Yesterday, I fisked Paul Waldman’s post regarding the 47 Republican Senator’s open letter to Iran that has caused a great deal of anger among the Democrats. In it, I included an example of how the Democrats have, in the past, tried to undermine US Foreign policy of a Republican President. Today, on Twitchy, there are even more examples of how Democrat Senators went to see communist leaders to undermine foreign policy objectives of the sitting President, in this case, Ronald Reagan
In an attempt to shore up the narrative, a Harvard Law professor posted an article, which, unfortunately, only appears as a screenshot on Twitter. The actual link doesn’t work because the website was down when I wrote this, but for now:
In essence, the law professor quibbles with semantics. A treaty isn’t ratified until the Senate “advice and consent” is finalized. In his statements, he says technically, the Senate doesn’t actually ratify the treaty. He points to the Senate website on the actual Senate procedure which references a study on the role of the Senate in the treaty ratification process, and its evolution over time. (You should read it if you want to understand how Congress itself is particularly slow.)

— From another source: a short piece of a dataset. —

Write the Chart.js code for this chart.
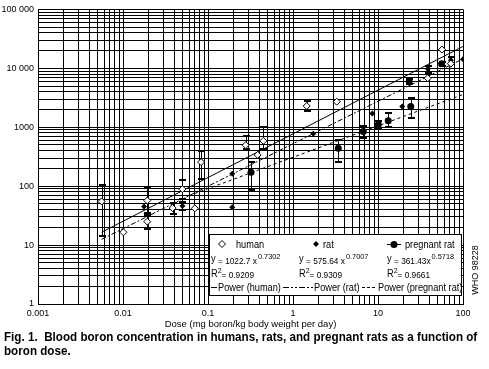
<!DOCTYPE html>
<html>
<head>
<meta charset="utf-8">
<script src="https://cdn.jsdelivr.net/npm/chart.js@4/dist/chart.umd.min.js"></script>
<style>
html, body { margin: 0; padding: 0; background: #fff; }
#wrap { position: relative; width: 489px; height: 369px; overflow: hidden; }
#cap { position: absolute; left: 4px; top: 330px; font: bold 12px "Liberation Sans", Arial, sans-serif; line-height: 14px; color: #000; white-space: nowrap; transform-origin: 0 0; }
</style>
</head>
<body>
<div id="wrap">
  <canvas id="c" width="489" height="369"></canvas>
  <div id="cap"><span id="cap1">Fig. 1.&nbsp; Blood boron concentration in humans, rats, and pregnant rats as a function of</span><br>boron dose.</div>
</div>
<script>
// axes
const xDecades = [0.001, 0.01, 0.1, 1, 10, 100]
const xTickLabels = ['0.001', '0.01', '0.1', '1', '10', '100']
const yDecades = [1, 10, 100, 1000, 10000, 100000]
const yTickLabels = ['1', '10', '100', '1000', '10 000', '100 000']

// humains (dose mg/kg/j, bore sanguin)
const humanDose  = [0.0056, 0.0101, 0.0193, 0.0193, 0.0384, 0.05, 0.07, 0.083, 0.278, 0.384, 0.448, 1.45, 3.27, 38.4, 56.6, 72]
const humanBoron = [55, 16.5, 57, 25, 42.5, 89, 42, 256, 497, 339, 588, 2295, 2714, 6790, 20800, 12000]
const humanHigh  = [104, null, 92, 33, 51, 125, null, 395, 711, null, 1004, 2780, null, null, null, null]
const humanLow   = [14, null, 35, 18.5, 34, 60, null, 134, 422, null, 422, 1893, null, null, null, null]

// rats
const ratDose  = [0.0177, 0.05, 0.193, 0.193, 1.73, 8.57, 19.3, 38.4, 72, 100]
const ratBoron = [45, 46, 162, 44, 777, 1714, 2240, 9880, 13700, 14200]
const ratHigh  = [null, 53, null, null, null, null, null, 11000, 15500, null]
const ratLow   = [null, 40, null, null, null, null, null, 8230, 12200, null]

// rates gestantes
const pregDose  = [0.321, 3.41, 6.71, 10.1, 13.2, 23.3, 24.3, 56]
const pregBoron = [173, 438, 849, 1109, 1292, 5970, 2240, 12000]
const pregHigh  = [253, 601, 1067, 1292, 1714, 6600, 3077, 13000]
const pregLow   = [87, 256, 659, 955, 1027, 5400, 1416, 11000]

// courbes de tendance (extrémités)
const humanFitDose = [0.0056, 100]
const humanFitBoron = [16.5, 23500]
const ratFitDose = [0.0056, 100]
const ratFitBoron = [12.5, 14500]
const pregFitDose = [0.07, 100]
const pregFitBoron = [75, 3600]

// légende
const seriesNames = ['human', 'rat', 'pregnant rat']
const eqCoef = ['= 1022.7 x', '= 575.64 x', '= 361.43x']
const eqExp = ['0.7302', '0.7007', '0.5718']
const eqR2 = ['= 0.9209', '= 0.9309', '= 0.9661']
const fitNames = ['Power (human)', 'Power (rat)', 'Power (pregnant rat)']

const FONT = '"Liberation Sans", Arial, sans-serif'
Chart.defaults.font.family = FONT
Chart.defaults.font.size = 9
Chart.defaults.color = '#000'

function pts(xs, ys) {
    let out = []
    for (let i = 0; i < xs.length; i++) out.push({x: xs[i], y: ys[i]})
    return out
}

function logTicks(decades) {
    let t = []
    for (let i = 0; i < decades.length - 1; i++) {
        for (let m = 1; m < 10; m++) t.push({value: parseFloat((decades[i] * m).toPrecision(3))})
    }
    t.push({value: decades[decades.length - 1]})
    return t
}

function labelFor(value, decades, labels) {
    for (let i = 0; i < decades.length; i++) {
        if (Math.abs(value / decades[i] - 1) < 1e-6) return labels[i]
    }
    return ''
}

// texte un peu resserré (police étroite de l'original)
function txt(ctx, s, x, y, size, sx) {
    ctx.save()
    ctx.font = size + 'px ' + FONT
    ctx.translate(x, y)
    ctx.scale(sx, 1)
    ctx.fillText(s, 0, 0)
    const w = ctx.measureText(s).width * sx
    ctx.restore()
    return w
}

// barres d'erreur
const errorBars = {
    id: 'errorBars',
    beforeDatasetsDraw(chart) {
        const ctx = chart.ctx
        const xs = chart.scales.x, ys = chart.scales.y
        ctx.save()
        ctx.strokeStyle = '#000'
        chart.data.datasets.forEach(ds => {
            if (!ds.errHigh) return
            ds.data.forEach((p, i) => {
                if (ds.errHigh[i] == null) return
                const px = Math.round(xs.getPixelForValue(p.x)) + 0.5
                const yh = Math.round(ys.getPixelForValue(ds.errHigh[i]))
                const yl = Math.round(ys.getPixelForValue(ds.errLow[i]))
                ctx.lineWidth = 1
                ctx.beginPath(); ctx.moveTo(px, yh); ctx.lineTo(px, yl); ctx.stroke()
                ctx.lineWidth = 2
                ctx.beginPath()
                ctx.moveTo(px - 3.5, yh); ctx.lineTo(px + 3.5, yh)
                ctx.moveTo(px - 3.5, yl); ctx.lineTo(px + 3.5, yl)
                ctx.stroke()
            })
        })
        ctx.restore()
    }
}

// boîte de légende + texte WHO
const legendBox = {
    id: 'legendBox',
    afterDraw(chart) {
        const ctx = chart.ctx
        ctx.save()
        ctx.fillStyle = '#fff'
        ctx.fillRect(209, 234, 253, 62)
        ctx.strokeStyle = '#000'
        ctx.lineWidth = 1
        ctx.strokeRect(209.5, 234.5, 252, 61)
        ctx.textBaseline = 'alphabetic'

        // ligne 1 : séries
        ctx.fillStyle = '#fff'
        ctx.beginPath(); ctx.moveTo(222, 240.5); ctx.lineTo(225.5, 244); ctx.lineTo(222, 247.5); ctx.lineTo(218.5, 244); ctx.closePath(); ctx.fill(); ctx.stroke()
        ctx.fillStyle = '#000'
        txt(ctx, seriesNames[0], 236, 248, 10, 0.92)
        ctx.beginPath(); ctx.moveTo(316, 241); ctx.lineTo(319, 244); ctx.lineTo(316, 247); ctx.lineTo(313, 244); ctx.closePath(); ctx.fill()
        txt(ctx, seriesNames[1], 323, 248, 10, 0.92)
        ctx.beginPath(); ctx.moveTo(387, 244.5); ctx.lineTo(401, 244.5); ctx.stroke()
        ctx.beginPath(); ctx.arc(394, 244.5, 3.5, 0, Math.PI * 2); ctx.fill()
        txt(ctx, seriesNames[2], 405, 248, 10, 0.92)

        // lignes 2 et 3 : équations
        const cols = [211, 299, 387]
        for (let i = 0; i < 3; i++) {
            let x = cols[i]
            txt(ctx, 'y', x, 262, 10, 0.92)
            x += 7
            x += txt(ctx, eqCoef[i], x, 264, 9, 0.92) + 1
            txt(ctx, eqExp[i], x, 259, 8, 0.92)
            let r = cols[i]
            r += txt(ctx, 'R', r, 277, 10, 0.92)
            r += txt(ctx, '2', r, 273, 7, 1)
            txt(ctx, eqR2[i], r, 278, 9, 0.92)
        }

        // ligne 4 : courbes de tendance
        const dashes = [[], [6, 2, 2, 2, 2, 2], [3, 2]]
        const segX = [[211, 217], [283, 313], [362, 377]]
        const txtX = [218, 314, 378]
        for (let i = 0; i < 3; i++) {
            ctx.setLineDash(dashes[i])
            ctx.beginPath(); ctx.moveTo(segX[i][0], 287.5); ctx.lineTo(segX[i][1], 287.5); ctx.stroke()
            ctx.setLineDash([])
            txt(ctx, fitNames[i], txtX[i], 291, 10, 0.92)
        }

        // WHO
        ctx.translate(478, 270)
        ctx.rotate(-Math.PI / 2)
        ctx.textAlign = 'center'
        ctx.font = '9px ' + FONT
        ctx.fillText('WHO 98228', 0, 0)
        ctx.restore()
    }
}

const config = {
    type: 'scatter',
    data: {
        datasets: [
            {
                label: 'human', data: pts(humanDose, humanBoron),
                errHigh: humanHigh, errLow: humanLow,
                pointStyle: 'rectRot', pointRadius: 3.5, borderWidth: 1,
                borderColor: '#000', backgroundColor: '#fff', order: 1
            },
            {
                label: 'rat', data: pts(ratDose, ratBoron),
                errHigh: ratHigh, errLow: ratLow,
                pointStyle: 'rectRot', pointRadius: 3, borderWidth: 0,
                borderColor: '#000', backgroundColor: '#000', order: 1
            },
            {
                label: 'pregnant rat', data: pts(pregDose, pregBoron),
                errHigh: pregHigh, errLow: pregLow,
                pointStyle: 'circle', pointRadius: 3.5, borderWidth: 0,
                borderColor: '#000', backgroundColor: '#000', order: 1
            },
            {
                label: 'Power (human)', type: 'line', data: pts(humanFitDose, humanFitBoron),
                borderColor: '#000', borderWidth: 1, pointRadius: 0, fill: false, order: 2
            },
            {
                label: 'Power (rat)', type: 'line', data: pts(ratFitDose, ratFitBoron),
                borderColor: '#000', borderWidth: 1, borderDash: [5, 2, 2, 2], pointRadius: 0, fill: false, order: 2
            },
            {
                label: 'Power (pregnant rat)', type: 'line', data: pts(pregFitDose, pregFitBoron),
                borderColor: '#000', borderWidth: 1, borderDash: [3, 3], pointRadius: 0, fill: false, order: 2
            }
        ]
    },
    options: {
        responsive: false,
        animation: false,
        devicePixelRatio: 1,
        layout: { padding: { top: 3, right: 26, left: 0, bottom: 39 } },
        plugins: { legend: { display: false }, tooltip: { enabled: false } },
        scales: {
            x: {
                type: 'logarithmic', min: 0.001, max: 100,
                afterBuildTicks: s => { s.ticks = logTicks(xDecades) },
                afterFit: s => { s.height = 26 },
                grid: { color: '#000', lineWidth: 1, drawTicks: false },
                border: { color: '#000', width: 1 },
                ticks: {
                    autoSkip: false, maxRotation: 0, padding: 4,
                    callback: v => labelFor(v, xDecades, xTickLabels)
                },
                title: { display: true, text: 'Dose (mg boron/kg body weight per day)', padding: 0, font: { size: 9.5 } }
            },
            y: {
                type: 'logarithmic', min: 1, max: 100000,
                afterBuildTicks: s => { s.ticks = logTicks(yDecades) },
                afterFit: s => { s.width = 38 },
                grid: { color: '#000', lineWidth: 1, drawTicks: false },
                border: { color: '#000', width: 1 },
                ticks: {
                    autoSkip: false, padding: 4,
                    callback: v => labelFor(v, yDecades, yTickLabels)
                }
            }
        }
    },
    plugins: [errorBars, legendBox]
}

new Chart(document.getElementById('c'), config)

// légende de figure : ramener la première ligne à la largeur de l'original
const cap = document.getElementById('cap')
const w1 = document.getElementById('cap1').getBoundingClientRect().width
cap.style.transform = 'scaleX(' + (473 / w1).toFixed(3) + ')'
</script>
</body>
</html>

This is mere technical handwaving over the term of “ratification.” While it is true that the Senate doesn’t actually ratify the treaty, the process of ratification stops when the Senate fails to give its advice and consent. From a layman’s perspective, the point at which a treaty is ratified is meaningless as this is a fundamental step towards the actual ratification of a treaty.
Senator Cotton’s use of legal terms was not technically accurate, but it doesn’t change the substance, nor purpose of the process itself. It is a red-herring, one the liberals have caught and elevated as a way to paint the Senators as not only bad people, but just dumb, which is one of the fundamental narratives liberals like to use.
And despite all that, if you peruse the study linked above, you see that the Senate has a responsibility and duty to be involved with treaty process beyond just consent. The “advice” term is specific to its role in that the Senate has authority in these matters. The Senators are well within their established legal roles to perform actions of this sort when it comes to shaping foreign policy. Over the years, the Senate has been less formally involved and allowed the Chief Executive to do most of the negotiating. That doesn’t mean the Senate has abrogated its Constitutional duty.
You see, this is not about the Constitution and it never was. This has always been about protecting Obama and his legacy. In another post I made yesterday about the media protecting Obama’s legacy; you can see how this latest drama works towards that end. Liberals want Obama to succeed in deference to any rules, people, institutions or other obstacles. Anything and anyone who gets in the way, must be given the Alinsky treatment as witnessed by the hashtag #47Traitors and making it a top trend.
Despite this attempt, history has a way of coming back and biting you. Reactionary Obamabots are quick to get on social media and generate baseless hype of an attack on their “leader” (and I use that term loosely, probably more apt to use the term patriarch, with complete offense to feminists) by trying to portray Republicans as angry, hateful racists and stupid. I’m not saying that all Republicans are smart, however…
Watching liberals reaction when they realize some of their most esteemed icons have done the same things they complain about in the past: Priceless.